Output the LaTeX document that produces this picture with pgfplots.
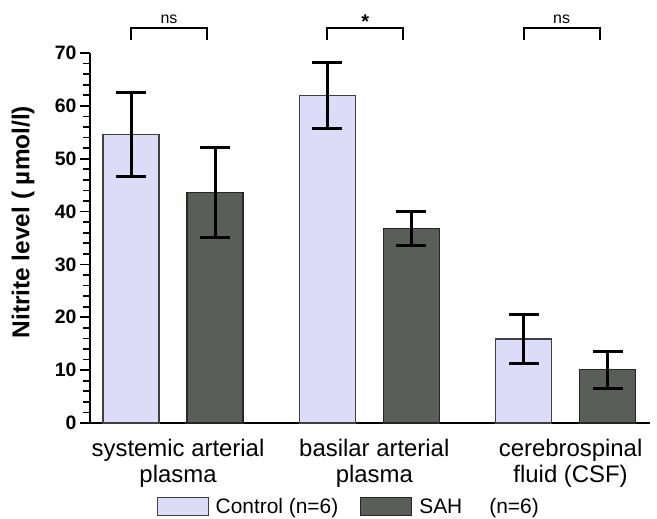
\documentclass[border=0pt]{standalone}
\usepackage{pgfplots}
\pgfplotsset{compat=1.18}
\usepackage{fontspec}
\setmainfont{Liberation Sans}
\definecolor{ctrl}{HTML}{DCDCF8}
\definecolor{sah}{HTML}{5A5E58}
\begin{document}
\begin{tikzpicture}
\begin{axis}[
  scale only axis, width=560bp, height=370bp,
  xmin=-0.423, xmax=2.43, ymin=0, ymax=70,
  axis x line*=bottom, axis y line*=left,
  axis line style={line width=2.2pt, -},
  ytick={0,10,...,70}, minor y tick num=4,
  y tick style={line width=1.6pt, black},
  major tick length=10bp, minor tick length=7bp,
  tick align=outside,
  xtick={0,1,2}, x tick style={draw=none},
  xticklabels={{systemic arterial\\plasma},{basilar arterial\\plasma},{cerebrospinal\\fluid (CSF)}},
  xticklabel style={align=center, font=\fontsize{24}{26}\selectfont, yshift=-3bp, xshift=5bp},
  yticklabel style={font=\fontsize{19.5}{21}\selectfont\bfseries},
  /pgf/number format/assume math mode=true,
  ylabel={Nitrite level ( µmol/l)},
  every axis y label/.style={at={(axis description cs:-0.1196,0.543)}, rotate=90, anchor=center,
    font=\fontsize{24.5}{26}\selectfont\bfseries},
  clip=false,
  legend style={at={(0.462,-0.225)}, anchor=center, draw=none, fill=none, legend columns=2,
    font=\fontsize{21}{24}\selectfont, inner sep=0pt,
    /tikz/every even column/.append style={column sep=20bp}},
  legend image code/.code={\draw[#1, line width=1pt] (0bp,-9bp) rectangle (51bp,9bp);},
]
\addplot[ybar, bar width=0.285, bar shift=0, fill=ctrl, draw=black!75, line width=1.2pt,
  error bars/.cd, y dir=both, y explicit,
  error bar style={line width=3pt, black},
  error mark options={rotate=90, mark size=15bp, line width=3pt, black}]
  coordinates {(-0.214,54.6) +- (0,7.95) (0.786,61.9) +- (0,6.25) (1.786,15.9) +- (0,4.65)};
\addlegendentry{\hspace{5bp}Control (n=6)}
\addplot[ybar, bar width=0.285, bar shift=0, fill=sah, draw=black!85, line width=1.2pt,
  error bars/.cd, y dir=both, y explicit,
  error bar style={line width=3pt, black},
  error mark options={rotate=90, mark size=15bp, line width=3pt, black}]
  coordinates {(0.214,43.6) +- (0,8.5) (1.214,36.8) +- (0,3.15) (2.214,10.1) +- (0,3.5)};
\addlegendentry{\hspace{5bp}SAH\hspace{27bp}(n=6)}
\draw[line width=2pt] (axis cs:-0.214,72.55) -- (axis cs:-0.214,74.7) -- (axis cs:0.173,74.7) -- (axis cs:0.173,72.55);
\draw[line width=2pt] (axis cs:0.786,72.55) -- (axis cs:0.786,74.7) -- (axis cs:1.173,74.7) -- (axis cs:1.173,72.55);
\draw[line width=2pt] (axis cs:1.786,72.55) -- (axis cs:1.786,74.7) -- (axis cs:2.173,74.7) -- (axis cs:2.173,72.55);
\node[font=\fontsize{16}{16}\selectfont, anchor=base] at (axis cs:-0.0205,75.5) {ns};
\node[font=\fontsize{20}{20}\selectfont\bfseries, anchor=base] at (axis cs:0.9795,74.6) {*};
\node[font=\fontsize{16}{16}\selectfont, anchor=base] at (axis cs:1.9795,75.5) {ns};
\end{axis}
\path (current axis.south west) ++(-90bp,-96bp) (current axis.north east) ++(7bp,53bp);
\end{tikzpicture}
\end{document}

--------

● TASK BRIEF: Copy each line above precisely, dropping the pictures.

● FINISHED ANSWER:
Output the LaTeX document that produces this picture with pgfplots.
\documentclass[border=0pt]{standalone}
\usepackage{pgfplots}
\pgfplotsset{compat=1.18}
\usepackage{fontspec}
\setmainfont{Liberation Sans}
\definecolor{ctrl}{HTML}{DCDCF8}
\definecolor{sah}{HTML}{5A5E58}
\begin{document}
\begin{tikzpicture}
\begin{axis}[
  scale only axis, width=560bp, height=370bp,
  xmin=-0.423, xmax=2.43, ymin=0, ymax=70,
  axis x line*=bottom, axis y line*=left,
  axis line style={line width=2.2pt, -},
  ytick={0,10,...,70}, minor y tick num=4,
  y tick style={line width=1.6pt, black},
  major tick length=10bp, minor tick length=7bp,
  tick align=outside,
  xtick={0,1,2}, x tick style={draw=none},
  xticklabels={{systemic arterial\\plasma},{basilar arterial\\plasma},{cerebrospinal\\fluid (CSF)}},
  xticklabel style={align=center, font=\fontsize{24}{26}\selectfont, yshift=-3bp, xshift=5bp},
  yticklabel style={font=\fontsize{19.5}{21}\selectfont\bfseries},
  /pgf/number format/assume math mode=true,
  ylabel={Nitrite level ( µmol/l)},
  every axis y label/.style={at={(axis description cs:-0.1196,0.543)}, rotate=90, anchor=center,
    font=\fontsize{24.5}{26}\selectfont\bfseries},
  clip=false,
  legend style={at={(0.462,-0.225)}, anchor=center, draw=none, fill=none, legend columns=2,
    font=\fontsize{21}{24}\selectfont, inner sep=0pt,
    /tikz/every even column/.append style={column sep=20bp}},
  legend image code/.code={\draw[#1, line width=1pt] (0bp,-9bp) rectangle (51bp,9bp);},
]
\addplot[ybar, bar width=0.285, bar shift=0, fill=ctrl, draw=black!75, line width=1.2pt,
  error bars/.cd, y dir=both, y explicit,
  error bar style={line width=3pt, black},
  error mark options={rotate=90, mark size=15bp, line width=3pt, black}]
  coordinates {(-0.214,54.6) +- (0,7.95) (0.786,61.9) +- (0,6.25) (1.786,15.9) +- (0,4.65)};
\addlegendentry{\hspace{5bp}Control (n=6)}
\addplot[ybar, bar width=0.285, bar shift=0, fill=sah, draw=black!85, line width=1.2pt,
  error bars/.cd, y dir=both, y explicit,
  error bar style={line width=3pt, black},
  error mark options={rotate=90, mark size=15bp, line width=3pt, black}]
  coordinates {(0.214,43.6) +- (0,8.5) (1.214,36.8) +- (0,3.15) (2.214,10.1) +- (0,3.5)};
\addlegendentry{\hspace{5bp}SAH\hspace{27bp}(n=6)}
\draw[line width=2pt] (axis cs:-0.214,72.55) -- (axis cs:-0.214,74.7) -- (axis cs:0.173,74.7) -- (axis cs:0.173,72.55);
\draw[line width=2pt] (axis cs:0.786,72.55) -- (axis cs:0.786,74.7) -- (axis cs:1.173,74.7) -- (axis cs:1.173,72.55);
\draw[line width=2pt] (axis cs:1.786,72.55) -- (axis cs:1.786,74.7) -- (axis cs:2.173,74.7) -- (axis cs:2.173,72.55);
\node[font=\fontsize{16}{16}\selectfont, anchor=base] at (axis cs:-0.0205,75.5) {ns};
\node[font=\fontsize{20}{20}\selectfont\bfseries, anchor=base] at (axis cs:0.9795,74.6) {*};
\node[font=\fontsize{16}{16}\selectfont, anchor=base] at (axis cs:1.9795,75.5) {ns};
\end{axis}
\path (current axis.south west) ++(-90bp,-96bp) (current axis.north east) ++(7bp,53bp);
\end{tikzpicture}
\end{document}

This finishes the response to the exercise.